** start of DATA SHOWN **

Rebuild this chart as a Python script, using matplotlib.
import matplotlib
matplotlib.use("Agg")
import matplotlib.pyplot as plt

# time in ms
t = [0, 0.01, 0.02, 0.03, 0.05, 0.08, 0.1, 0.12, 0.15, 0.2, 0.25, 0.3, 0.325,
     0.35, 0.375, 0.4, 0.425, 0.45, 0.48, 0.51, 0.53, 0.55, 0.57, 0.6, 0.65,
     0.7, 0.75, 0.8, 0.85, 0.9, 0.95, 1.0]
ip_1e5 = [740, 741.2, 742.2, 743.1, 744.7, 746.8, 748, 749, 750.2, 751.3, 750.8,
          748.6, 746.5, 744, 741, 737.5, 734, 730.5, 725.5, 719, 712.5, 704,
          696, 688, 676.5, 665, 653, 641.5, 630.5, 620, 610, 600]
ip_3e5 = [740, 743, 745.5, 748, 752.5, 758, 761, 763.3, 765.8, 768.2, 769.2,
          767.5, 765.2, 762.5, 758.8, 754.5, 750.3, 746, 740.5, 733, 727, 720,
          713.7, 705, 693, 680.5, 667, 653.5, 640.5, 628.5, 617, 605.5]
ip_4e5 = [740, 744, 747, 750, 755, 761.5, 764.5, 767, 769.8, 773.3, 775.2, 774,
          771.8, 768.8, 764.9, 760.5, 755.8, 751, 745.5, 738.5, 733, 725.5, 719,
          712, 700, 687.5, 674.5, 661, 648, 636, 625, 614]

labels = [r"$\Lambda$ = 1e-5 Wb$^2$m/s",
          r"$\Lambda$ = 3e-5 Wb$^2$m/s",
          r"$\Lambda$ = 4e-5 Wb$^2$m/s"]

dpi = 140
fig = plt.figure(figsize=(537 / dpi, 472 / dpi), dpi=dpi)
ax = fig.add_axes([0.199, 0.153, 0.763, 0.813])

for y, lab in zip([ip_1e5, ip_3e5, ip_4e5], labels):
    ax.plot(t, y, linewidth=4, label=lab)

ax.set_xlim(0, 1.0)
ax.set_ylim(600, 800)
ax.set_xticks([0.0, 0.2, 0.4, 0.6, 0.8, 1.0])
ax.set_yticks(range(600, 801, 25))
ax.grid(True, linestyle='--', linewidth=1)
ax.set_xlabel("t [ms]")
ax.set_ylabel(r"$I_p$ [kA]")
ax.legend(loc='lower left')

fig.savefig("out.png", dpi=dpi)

** end of DATA SHOWN **

» **WORK REQUIRED**:
Reproduce the material above exactly; please quote every line of it.

» **SOLVED PROBLEM**:
Rebuild this chart as a Python script, using matplotlib.
import matplotlib
matplotlib.use("Agg")
import matplotlib.pyplot as plt

# time in ms
t = [0, 0.01, 0.02, 0.03, 0.05, 0.08, 0.1, 0.12, 0.15, 0.2, 0.25, 0.3, 0.325,
     0.35, 0.375, 0.4, 0.425, 0.45, 0.48, 0.51, 0.53, 0.55, 0.57, 0.6, 0.65,
     0.7, 0.75, 0.8, 0.85, 0.9, 0.95, 1.0]
ip_1e5 = [740, 741.2, 742.2, 743.1, 744.7, 746.8, 748, 749, 750.2, 751.3, 750.8,
          748.6, 746.5, 744, 741, 737.5, 734, 730.5, 725.5, 719, 712.5, 704,
          696, 688, 676.5, 665, 653, 641.5, 630.5, 620, 610, 600]
ip_3e5 = [740, 743, 745.5, 748, 752.5, 758, 761, 763.3, 765.8, 768.2, 769.2,
          767.5, 765.2, 762.5, 758.8, 754.5, 750.3, 746, 740.5, 733, 727, 720,
          713.7, 705, 693, 680.5, 667, 653.5, 640.5, 628.5, 617, 605.5]
ip_4e5 = [740, 744, 747, 750, 755, 761.5, 764.5, 767, 769.8, 773.3, 775.2, 774,
          771.8, 768.8, 764.9, 760.5, 755.8, 751, 745.5, 738.5, 733, 725.5, 719,
          712, 700, 687.5, 674.5, 661, 648, 636, 625, 614]

labels = [r"$\Lambda$ = 1e-5 Wb$^2$m/s",
          r"$\Lambda$ = 3e-5 Wb$^2$m/s",
          r"$\Lambda$ = 4e-5 Wb$^2$m/s"]

dpi = 140
fig = plt.figure(figsize=(537 / dpi, 472 / dpi), dpi=dpi)
ax = fig.add_axes([0.199, 0.153, 0.763, 0.813])

for y, lab in zip([ip_1e5, ip_3e5, ip_4e5], labels):
    ax.plot(t, y, linewidth=4, label=lab)

ax.set_xlim(0, 1.0)
ax.set_ylim(600, 800)
ax.set_xticks([0.0, 0.2, 0.4, 0.6, 0.8, 1.0])
ax.set_yticks(range(600, 801, 25))
ax.grid(True, linestyle='--', linewidth=1)
ax.set_xlabel("t [ms]")
ax.set_ylabel(r"$I_p$ [kA]")
ax.legend(loc='lower left')

fig.savefig("out.png", dpi=dpi)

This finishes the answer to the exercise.